Data shown:
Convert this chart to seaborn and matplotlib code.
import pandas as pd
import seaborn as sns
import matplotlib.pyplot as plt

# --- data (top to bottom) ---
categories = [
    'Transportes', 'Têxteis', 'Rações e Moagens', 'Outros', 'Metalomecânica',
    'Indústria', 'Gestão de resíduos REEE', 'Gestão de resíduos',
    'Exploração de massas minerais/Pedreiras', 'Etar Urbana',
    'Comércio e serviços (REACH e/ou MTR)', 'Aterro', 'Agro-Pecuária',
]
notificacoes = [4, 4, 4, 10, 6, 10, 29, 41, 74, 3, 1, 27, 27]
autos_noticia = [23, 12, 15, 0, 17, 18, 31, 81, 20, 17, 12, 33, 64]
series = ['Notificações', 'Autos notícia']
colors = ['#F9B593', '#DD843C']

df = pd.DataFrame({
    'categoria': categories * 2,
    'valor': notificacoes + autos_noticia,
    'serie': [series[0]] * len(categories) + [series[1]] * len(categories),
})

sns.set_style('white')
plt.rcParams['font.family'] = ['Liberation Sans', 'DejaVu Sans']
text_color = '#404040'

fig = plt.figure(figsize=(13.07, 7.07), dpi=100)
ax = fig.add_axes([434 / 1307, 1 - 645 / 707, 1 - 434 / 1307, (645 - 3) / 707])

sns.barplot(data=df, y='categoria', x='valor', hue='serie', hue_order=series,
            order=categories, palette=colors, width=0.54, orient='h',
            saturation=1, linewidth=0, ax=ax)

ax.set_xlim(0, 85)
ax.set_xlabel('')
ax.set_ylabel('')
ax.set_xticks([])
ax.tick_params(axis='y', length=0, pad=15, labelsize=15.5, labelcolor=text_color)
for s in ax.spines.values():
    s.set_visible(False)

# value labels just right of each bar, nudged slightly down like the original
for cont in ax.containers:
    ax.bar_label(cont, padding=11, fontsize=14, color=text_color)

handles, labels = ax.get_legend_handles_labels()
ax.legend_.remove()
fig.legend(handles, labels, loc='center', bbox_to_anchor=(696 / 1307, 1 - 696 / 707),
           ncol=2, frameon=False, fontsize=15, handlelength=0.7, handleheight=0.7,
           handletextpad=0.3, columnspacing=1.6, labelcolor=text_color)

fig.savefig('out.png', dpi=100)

Task directions:
Exactly as they stand, set down the lines from the top of the data through the line with "s.set_visible(False)".

Result:
Convert this chart to seaborn and matplotlib code.
import pandas as pd
import seaborn as sns
import matplotlib.pyplot as plt

# --- data (top to bottom) ---
categories = [
    'Transportes', 'Têxteis', 'Rações e Moagens', 'Outros', 'Metalomecânica',
    'Indústria', 'Gestão de resíduos REEE', 'Gestão de resíduos',
    'Exploração de massas minerais/Pedreiras', 'Etar Urbana',
    'Comércio e serviços (REACH e/ou MTR)', 'Aterro', 'Agro-Pecuária',
]
notificacoes = [4, 4, 4, 10, 6, 10, 29, 41, 74, 3, 1, 27, 27]
autos_noticia = [23, 12, 15, 0, 17, 18, 31, 81, 20, 17, 12, 33, 64]
series = ['Notificações', 'Autos notícia']
colors = ['#F9B593', '#DD843C']

df = pd.DataFrame({
    'categoria': categories * 2,
    'valor': notificacoes + autos_noticia,
    'serie': [series[0]] * len(categories) + [series[1]] * len(categories),
})

sns.set_style('white')
plt.rcParams['font.family'] = ['Liberation Sans', 'DejaVu Sans']
text_color = '#404040'

fig = plt.figure(figsize=(13.07, 7.07), dpi=100)
ax = fig.add_axes([434 / 1307, 1 - 645 / 707, 1 - 434 / 1307, (645 - 3) / 707])

sns.barplot(data=df, y='categoria', x='valor', hue='serie', hue_order=series,
            order=categories, palette=colors, width=0.54, orient='h',
            saturation=1, linewidth=0, ax=ax)

ax.set_xlim(0, 85)
ax.set_xlabel('')
ax.set_ylabel('')
ax.set_xticks([])
ax.tick_params(axis='y', length=0, pad=15, labelsize=15.5, labelcolor=text_color)
for s in ax.spines.values():
    s.set_visible(False)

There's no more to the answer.